Kameel Ahmady, an anthropologist, was given a nine-year sentence for “working for a hostile government” and had been held in the notorious Evin prison before being placed under house arrest.
He told Channel 4 News he managed to leave Iran while awaiting a court appearance and described the harrowing conditions he experienced while in solitary confinement at the jail, which holds the country’s so-called political prisoners.
Nazanin Zaghari-Ratcliffe and British-Australian academic Kylie Moore-Gilbert have both also been held at the prison.
In a post on his Facebook, he said fled the country in late December 2020.
"Eventually, in a bitterly cold, dark night, I embarked on a journey.
"Every hour of that unforgettable night, with every path that opened before me through the tough route, I wondered whether there are any roads more impassable than prejudice, ignorance, tyranny and isolation from the rest of the world," the post said.
Speaking to Channel 4, in an interview to be broadcast on Wednesday evening, he said: “I went to court. Again, I had this understanding the judge had no power over the security services and a few weeks later I received nine years and three months.
“With a simple calculation I just realised my son would be near to 15-years-old. Where was I in these 10 years? In Evin. He would have just been a boy coming to see me for half an hour every two weeks, over the phone, no emotional connection whatsoever.
“Taking all this into account, I come to this decision that I would really need to go, even though it would be very dangerous for me to act on it, and if I fail it would be even worse.
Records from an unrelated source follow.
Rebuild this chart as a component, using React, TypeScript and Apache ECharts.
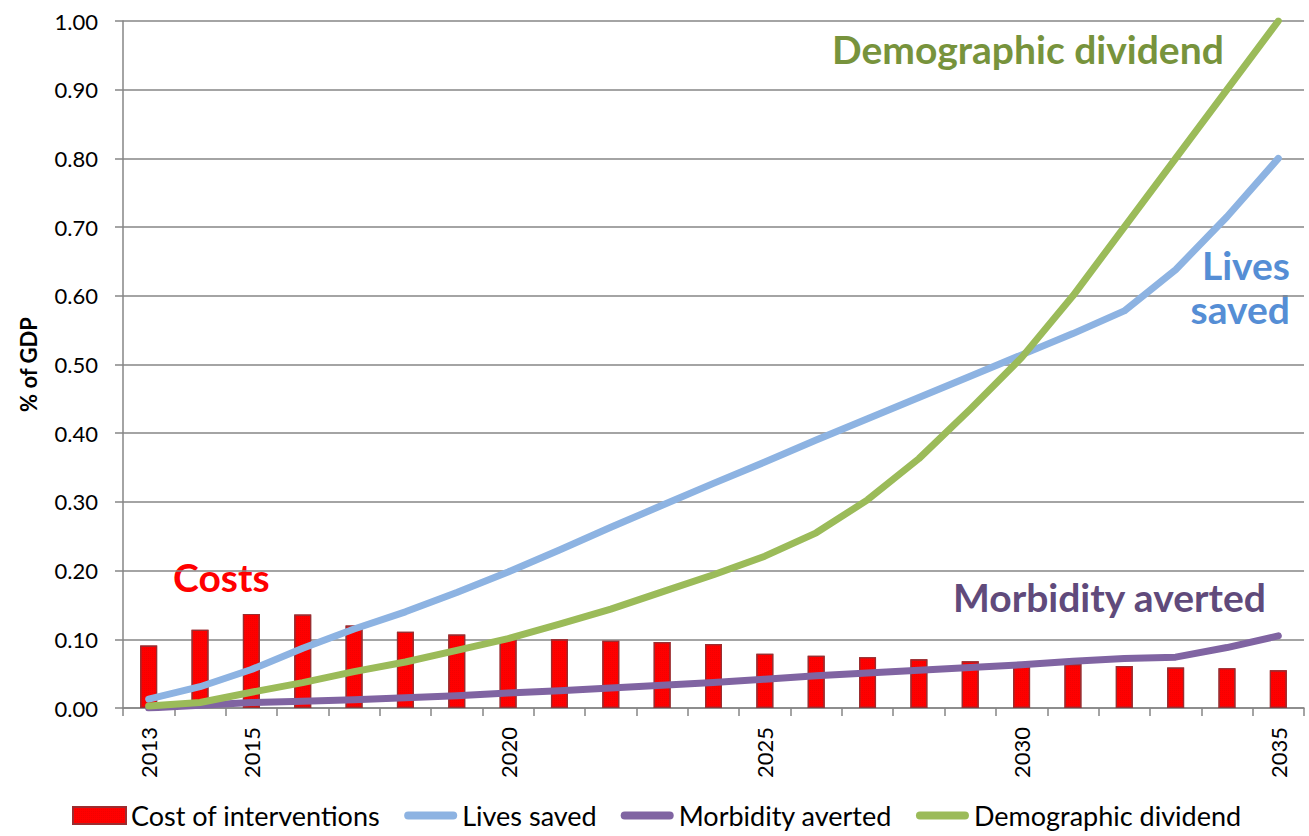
import React, { useEffect, useRef } from "react";
import * as echarts from "echarts";

// Years on the category axis
const years = [
  "2013", "2014", "2015", "2016", "2017", "2018", "2019", "2020", "2021", "2022", "2023", "2024",
  "2025", "2026", "2027", "2028", "2029", "2030", "2031", "2032", "2033", "2034", "2035",
];

// Cost of interventions (% of GDP)
const costs = [
  0.091, 0.114, 0.137, 0.136, 0.120, 0.111, 0.107, 0.100, 0.100, 0.098, 0.096, 0.093,
  0.079, 0.076, 0.074, 0.071, 0.068, 0.066, 0.064, 0.061, 0.059, 0.058, 0.055,
];

// Benefits (% of GDP)
const livesSaved = [
  0.013, 0.031, 0.056, 0.087, 0.115, 0.140, 0.168, 0.198, 0.230, 0.263, 0.295, 0.327,
  0.358, 0.390, 0.421, 0.452, 0.483, 0.514, 0.545, 0.578, 0.638, 0.715, 0.800,
];
const morbidityAverted = [
  0.000, 0.004, 0.008, 0.010, 0.012, 0.015, 0.018, 0.022, 0.025, 0.029, 0.033, 0.037,
  0.042, 0.047, 0.051, 0.055, 0.059, 0.063, 0.068, 0.072, 0.074, 0.088, 0.105,
];
const demographicDividend = [
  0.003, 0.008, 0.023, 0.037, 0.053, 0.067, 0.084, 0.101, 0.122, 0.144, 0.169, 0.194,
  0.221, 0.255, 0.303, 0.363, 0.435, 0.510, 0.600, 0.700, 0.800, 0.900, 1.000,
];

// Years that carry a label on the axis
const labelledYears = ["2013", "2015", "2020", "2025", "2030", "2035"];

const FONT = "Lato, 'Open Sans', sans-serif";

// Thick rounded stroke used as the legend swatch of the line series
// (the leading moves keep the full 53x17 box so the bar stays thin)
const LINE_ICON =
  "path://M0,0M53,17M4,4.5L49,4.5A4,4,0,0,1,49,12.5L4,12.5A4,4,0,0,1,4,4.5Z";

export default function App() {
  const ref = useRef<HTMLDivElement>(null);

  useEffect(() => {
    if (!ref.current) return;
    const chart = echarts.init(ref.current, null, { renderer: "svg" });

    const lineSeries = (name: string, data: number[], color: string) => ({
      name,
      type: "line",
      data,
      showSymbol: false,
      symbol: "none",
      smooth: false,
      z: 3,
      itemStyle: { color },
      lineStyle: { color, width: 7, cap: "round", join: "round" },
    });

    const label = (text: string, color: string, pos: Record<string, number>) => ({
      type: "text",
      ...pos,
      style: { text, fill: color, font: `bold 39px ${FONT}` },
    });

    chart.setOption({
      animation: false,
      textStyle: { fontFamily: FONT },
      grid: { left: 123, right: 5, top: 21, bottom: 128, containLabel: false },
      legend: {
        left: 67,
        top: 797,
        itemWidth: 53,
        itemHeight: 17,
        itemGap: 24,
        textStyle: { fontSize: 27, color: "#000", fontFamily: FONT },
        data: [
          { name: "Cost of interventions", icon: "rect" },
          { name: "Lives saved", icon: LINE_ICON },
          { name: "Morbidity averted", icon: LINE_ICON },
          { name: "Demographic dividend", icon: LINE_ICON },
        ],
      },
      xAxis: {
        type: "category",
        data: years,
        boundaryGap: true,
        axisLine: { lineStyle: { color: "#868686", width: 1.5 } },
        axisTick: {
          show: true,
          interval: 0,
          alignWithLabel: false,
          length: 8,
          lineStyle: { color: "#868686", width: 1.5 },
        },
        axisLabel: {
          interval: (_i: number, v: string) => labelledYears.includes(v),
          rotate: 90,
          margin: 19,
          fontSize: 22,
          color: "#000",
          fontFamily: FONT,
        },
      },
      yAxis: {
        type: "value",
        min: 0,
        max: 1,
        interval: 0.1,
        name: "% of GDP",
        nameLocation: "middle",
        nameGap: 84,
        nameTextStyle: { fontSize: 22, fontWeight: "bold", color: "#000", fontFamily: FONT },
        axisLine: { show: true, lineStyle: { color: "#868686", width: 1.5 } },
        axisTick: { show: true, length: 8, lineStyle: { color: "#868686", width: 1.5 } },
        axisLabel: {
          formatter: (v: number) => v.toFixed(2),
          fontSize: 22,
          color: "#000",
          margin: 25,
          fontFamily: FONT,
        },
        splitLine: { lineStyle: { color: "#868686", width: 1.5 } },
      },
      series: [
        {
          name: "Cost of interventions",
          type: "bar",
          data: costs,
          barWidth: 17,
          z: 2,
          itemStyle: {
            color: "#FF0000",
            borderColor: "#9B2D30",
            borderWidth: 1.2,
            decal: {
              symbol: "rect",
              symbolSize: 0.5,
              dashArrayX: [1, 1],
              dashArrayY: [1, 1],
              color: "rgba(150, 0, 0, 0.45)",
            },
          },
        },
        lineSeries("Lives saved", livesSaved, "#8DB3E2"),
        lineSeries("Morbidity averted", morbidityAverted, "#8064A2"),
        lineSeries("Demographic dividend", demographicDividend, "#9BBB59"),
      ],
      graphic: [
        label("Demographic dividend", "#77933C", { left: 832, top: 29 }),
        label("Lives", "#558ED5", { right: 19, top: 245 }),
        label("saved", "#558ED5", { right: 19, top: 289 }),
        label("Morbidity averted", "#604A7B", { left: 953, top: 577 }),
        label("Costs", "#FF0000", { left: 173, top: 557 }),
      ],
    });

    return () => chart.dispose();
  }, []);

  return <div ref={ref} style={{ width: 1309, height: 836, position: "absolute", left: 0, top: 0 }} />;
}
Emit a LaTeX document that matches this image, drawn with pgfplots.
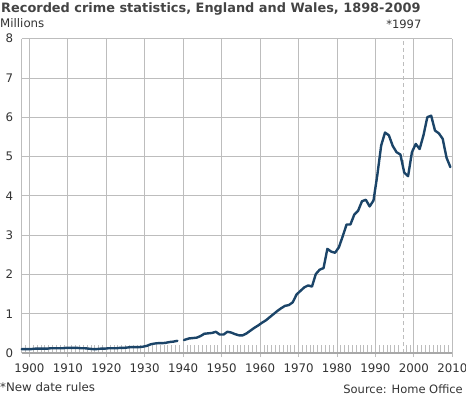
\documentclass[border=0pt]{standalone}
\usepackage{pgfplots}
\pgfplotsset{compat=1.18}
\usepackage{pgfplotstable}
\usepackage{fontspec}
\setmainfont{DejaVu Sans}
\definecolor{crime}{HTML}{1B4468}
\definecolor{gridc}{HTML}{BDBDBD}
\definecolor{axisc}{HTML}{A8A8A8}
\definecolor{txt}{HTML}{333333}
\definecolor{ttl}{HTML}{444444}

\pgfplotstableread{
year val
1898.0 0.10
1898.5 0.10
1899.5 0.10
1900.5 0.10
1901.5 0.11
1902.5 0.11
1903.5 0.11
1904.5 0.11
1905.5 0.12
1906.5 0.12
1907.5 0.12
1908.5 0.12
1909.5 0.13
1910.5 0.13
1911.5 0.13
1912.5 0.13
1913.5 0.12
1914.5 0.12
1915.5 0.11
1916.5 0.10
1917.5 0.10
1918.5 0.11
1919.5 0.11
1920.5 0.12
1921.5 0.12
1922.5 0.12
1923.5 0.13
1924.5 0.13
1925.5 0.14
1926.5 0.15
1927.5 0.15
1928.5 0.15
1929.5 0.16
1930.5 0.18
1931.5 0.22
1932.5 0.24
1933.5 0.25
1934.5 0.25
1935.5 0.26
1936.5 0.28
1937.5 0.29
1938.5 0.31
1939.5 nan
1940.2 0.33
1941.5 0.37
1942.5 0.38
1943.5 0.39
1944.5 0.43
1945.5 0.49
1946.5 0.50
1947.5 0.51
1948.5 0.54
1949.5 0.47
1950.5 0.47
1951.5 0.54
1952.5 0.52
1953.5 0.48
1954.5 0.45
1955.5 0.45
1956.5 0.50
1957.5 0.57
1958.5 0.64
1959.5 0.70
1960.5 0.77
1961.5 0.83
1962.5 0.91
1963.5 0.99
1964.5 1.07
1965.5 1.14
1966.5 1.20
1967.5 1.22
1968.5 1.29
1969.5 1.49
1970.5 1.58
1971.5 1.67
1972.5 1.72
1973.5 1.69
1974.5 2.01
1975.5 2.12
1976.5 2.16
1977.5 2.65
1978.5 2.58
1979.5 2.55
1980.5 2.69
1981.5 2.97
1982.5 3.27
1983.5 3.27
1984.5 3.52
1985.5 3.62
1986.5 3.86
1987.5 3.90
1988.5 3.73
1989.5 3.88
1990.5 4.53
1991.5 5.28
1992.5 5.61
1993.5 5.54
1994.5 5.27
1995.5 5.11
1996.5 5.05
1997.5 4.59
1998.5 4.50
1999.5 5.11
2000.5 5.32
2001.5 5.19
2002.5 5.54
2003.5 6.00
2004.5 6.04
2005.5 5.66
2006.5 5.59
2007.5 5.45
2008.5 4.97
2009.5 4.73
}\crimedata

\begin{document}
\begin{tikzpicture}
\useasboundingbox (0,0) rectangle (466pt,397pt);
\begin{axis}[
  at={(21.7pt,44pt)}, anchor=south west,
  scale only axis, width=430.6pt, height=314.4pt,
  xmin=1898, xmax=2010, ymin=0, ymax=8,
  axis line style={draw=none},
  xtick={1900,1910,...,2010},
  ytick={0,1,...,8},
  xtick pos=bottom, ytick pos=left,
  tick align=outside,
  major tick length=4pt,
  xtick style={color=gridc, line width=0.8pt},
  ytick style={draw=none},
  extra x ticks={1899,1901,1902,1903,1904,1905,1906,1907,1908,1909,1911,1912,1913,1914,1915,1916,1917,1918,1919,1921,1922,1923,1924,1925,1926,1927,1928,1929,1931,1932,1933,1934,1935,1936,1937,1938,1939,1941,1942,1943,1944,1945,1946,1947,1948,1949,1951,1952,1953,1954,1955,1956,1957,1958,1959,1961,1962,1963,1964,1965,1966,1967,1968,1969,1971,1972,1973,1974,1975,1976,1977,1978,1979,1981,1982,1983,1984,1985,1986,1987,1988,1989,1991,1992,1993,1994,1995,1996,1998,1999,2001,2002,2003,2004,2005,2006,2007,2008,2009},
  extra x tick labels={},
  extra x tick style={grid=none, tick align=inside, major tick length=8pt, tick style={color=gridc, line width=0.7pt}},
  grid=major,
  major grid style={color=gridc, line width=0.8pt},
  unbounded coords=jump,
  /pgf/number format/1000 sep={},
  /pgf/number format/assume math mode=true,
  tick label style={font=\fontsize{11.8}{14}\selectfont, text=txt},
  xticklabel style={yshift=-3pt},
  yticklabel style={xshift=-1pt},
  clip=false,
]
\draw[color=gridc, line width=0.8pt] (axis cs:1898,0) -- (axis cs:1898,8);
\draw[color=gridc, line width=0.8pt, dash pattern=on 4pt off 3pt] (axis cs:1997.4,0) -- (axis cs:1997.4,8);
\node[anchor=base, font=\fontsize{11.5}{13}\selectfont, text=txt, yshift=10.6pt] at (axis cs:1997.4,8) {*1997};
\addplot[color=crime, line width=2.4pt, line join=round, line cap=round, no marks] table[x=year, y=val] {\crimedata};
\draw[color=axisc, line width=2.8pt] (axis cs:1898,0) -- (axis cs:2010,0);
\end{axis}
\node[anchor=base west, inner sep=0pt, font=\bfseries\fontsize{12.9}{15}\selectfont, text=ttl] at (1pt,384.3pt) {Recorded crime statistics, England and Wales, 1898-2009};
\node[anchor=base west, inner sep=0pt, font=\fontsize{11.8}{14}\selectfont, text=txt] at (0pt,369.7pt) {Millions};
\node[anchor=base west, inner sep=0pt, font=\fontsize{11.8}{14}\selectfont, text=txt] at (0pt,5.3pt) {*New date rules};
\node[anchor=base east, inner sep=0pt, font=\fontsize{11.5}{14}\selectfont, text=txt] at (463pt,3.7pt) {Source: Home Office};
\end{tikzpicture}
\end{document}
But then I made a decision and I escaped.”
He said he feels his return to the UK is like “coming back home to my other home” having been “forced out of a place that I thought I could make a difference”.
Mr Ahmady, who undertook the first study of female genital mutilation in Iran, said he was held for 100 days in solitary confinement in Evin prison, to the north of Tehran.
Describing the conditions, he told the broadcaster: “You are blindfolded at all times, even in the first or second week of your interrogation, and then finally they will ease it down a little bit.
“You are basically pushed into a room and then you hear the guards are closing or locking the door, and then someone will tell you behind the door that you can lift your blindfold.
“So, when you lift it up, I saw a small room – it was almost like a grave – and you can’t walk on it, you can’t do anything apart from either sitting down or standing up or lying down.”